You’re scared too, but to invite another paramour is to crush them too, and for all you lack, there is enough kindness to not entrap another so. Now, the third step unveils itself the way a hydraulic press groans out of the shadows, and the only person allowed on the table is you.
I haven’t figured out the fourth step yet.
It’s a growing weight, the way carrying a passing friend is. The shadow looms over you greater and greater every day, swallowing everyone you’ve ever known and crushing anyone you’ve ever cared about between its teeth. When you were younger, and dummier than the dummy now, you played keep-away with people in your social circle. The heart grows too heavy to keep playing those games though, even if loss weighs heavier.
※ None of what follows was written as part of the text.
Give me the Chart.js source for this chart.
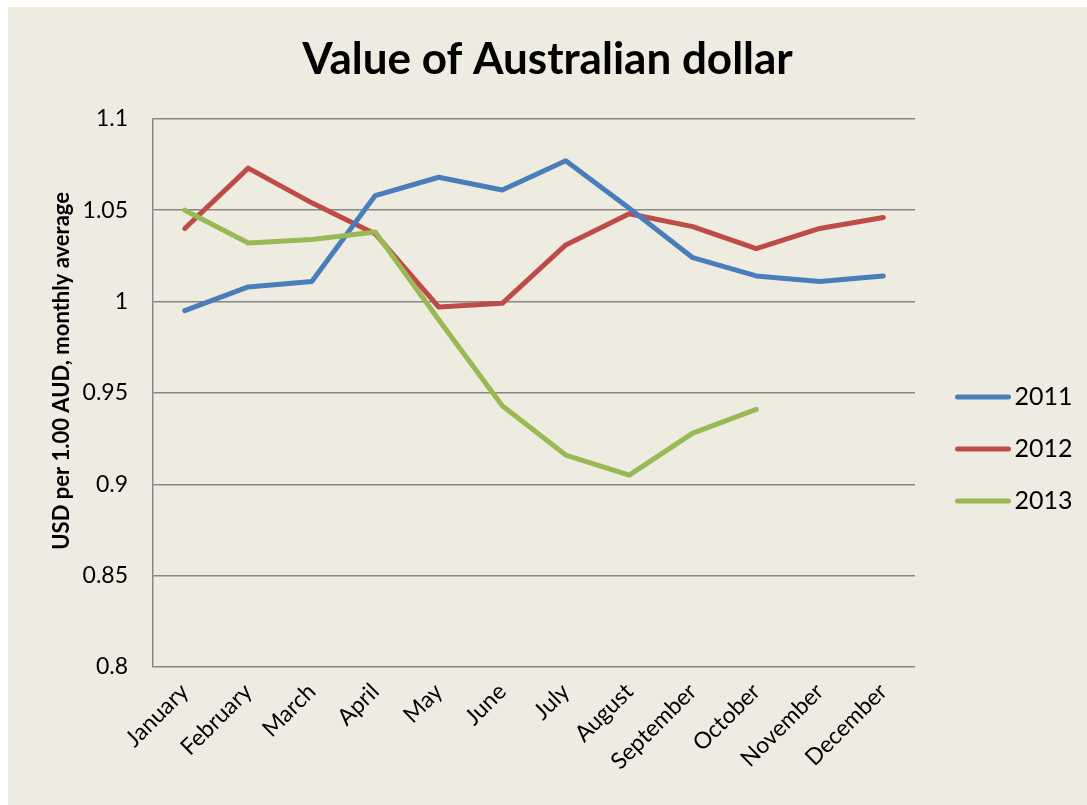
<!DOCTYPE html>
<html>
<head>
<meta charset="utf-8">
<script src="https://cdn.jsdelivr.net/npm/chart.js@4/dist/chart.umd.min.js"></script>
<style>
  html, body { margin: 0; padding: 0; background: #ffffff; }
  #wrap { position: absolute; left: 8px; top: 7px; width: 1079px; height: 798px; background: #EEECE1; }
</style>
</head>
<body>
<div id="wrap"><canvas id="myChart"></canvas></div>
<script>
// Data
const months = ['January', 'February', 'March', 'April', 'May', 'June', 'July',
    'August', 'September', 'October', 'November', 'December'];
const aud2011 = [0.995, 1.008, 1.011, 1.058, 1.068, 1.061, 1.077, 1.051, 1.024, 1.014, 1.011, 1.014];
const aud2012 = [1.040, 1.073, 1.054, 1.037, 0.997, 0.999, 1.031, 1.048, 1.041, 1.029, 1.040, 1.046];
const aud2013 = [1.050, 1.032, 1.034, 1.038, 0.990, 0.943, 0.916, 0.905, 0.928, 0.941];
const yTickLabels = ['0.8', '0.85', '0.9', '0.95', '1', '1.05', '1.1'];

const FONT = 'Lato, "Noto Sans", sans-serif';
const gridColor = '#868686';

// legend swatch: a short thick line, shifted right inside a transparent canvas
function legendLine(color) {
    const c = document.createElement('canvas');
    c.width = 78;
    c.height = 8;
    const g = c.getContext('2d');
    g.strokeStyle = color;
    g.lineWidth = 5;
    g.lineCap = 'round';
    g.beginPath();
    g.moveTo(24.5, 4);
    g.lineTo(75.5, 4);
    g.stroke();
    return c;
}

function series(label, values, color, order) {
    return {
        label: label,
        data: values,
        borderColor: color,
        backgroundColor: color,
        borderWidth: 5,
        borderCapStyle: 'round',
        borderJoinStyle: 'round',
        pointRadius: 0,
        tension: 0,
        fill: false,
        order: order
    };
}

const data = {
    labels: months,
    datasets: [
        series('2011', aud2011, '#4A7EBB', 1),
        series('2012', aud2012, '#BE4B48', 2),
        series('2013', aud2013, '#98B954', 0)
    ]
};

const ctx = document.getElementById('myChart').getContext('2d');
const myChart = new Chart(ctx, {
    type: 'line',
    data: data,
    options: {
        responsive: true,
        maintainAspectRatio: false,
        animation: false,
        layout: { padding: 0 },
        plugins: {
            title: {
                display: true,
                text: 'Value of Australian dollar',
                color: '#000',
                font: { family: FONT, size: 44, weight: 'bold' },
                padding: { top: 26, bottom: 33 }
            },
            legend: {
                position: 'right',
                align: 'center',
                title: {
                    display: true,
                    text: ' ',
                    font: { size: 10 },
                    padding: { top: 74, bottom: 0 }
                },
                labels: {
                    color: '#000',
                    font: { family: FONT, size: 25 },
                    usePointStyle: true,
                    pointStyleWidth: 60,
                    padding: 27,
                    generateLabels(chart) {
                        const items = Chart.defaults.plugins.legend.labels.generateLabels(chart);
                        items.forEach(it => {
                            it.pointStyle = legendLine(chart.data.datasets[it.datasetIndex].borderColor);
                        });
                        return items.sort((a, b) => a.datasetIndex - b.datasetIndex);
                    }
                }
            },
            tooltip: { enabled: false }
        },
        scales: {
            x: {
                offset: true,
                grid: { display: false },
                border: { display: false },
                ticks: {
                    color: '#000',
                    font: { family: FONT, size: 23 },
                    maxRotation: 45,
                    minRotation: 45,
                    autoSkip: false,
                    padding: 3
                },
                afterFit(scale) {
                    scale.height = 138;
                    scale.paddingRight = 172;
                }
            },
            y: {
                min: 0.8,
                max: 1.1,
                grid: { color: gridColor, lineWidth: 1.5, drawTicks: false },
                border: { display: true, color: gridColor, width: 1.5 },
                ticks: {
                    stepSize: 0.05,
                    color: '#000',
                    font: { family: FONT, size: 23 },
                    padding: 25,
                    callback: (value, index) => yTickLabels[index]
                },
                title: {
                    display: true,
                    text: '\u2002\u2002\u2002\u2002USD per 1.00 AUD, monthly average',
                    color: '#000',
                    font: { family: FONT, size: 22, weight: 'bold' },
                    padding: { top: 41, bottom: 0 }
                },
                afterFit(scale) {
                    scale.width = 145;
                }
            }
        }
    }
});
</script>
</body>
</html>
There is no escape as the bells toll because the thought of being anything but queer is suffocating, but you’ll find you long for when it was easier. Never once did you envision yourself with a partner, neither male, neither female, and in the fleeting moments you did, “partner” makes for a generous word. They were an abstract figure made to fill an abstract thing you still don’t understand. What you will come to understand is that you will die alone, and to die any other way is worse.
Maybe though, if you and I are lucky, there will come a day where friends are valued the same as partners, hands in unromantic hands. And maybe after, those friends will be there to greet us too. If not love, then let’s learn to try.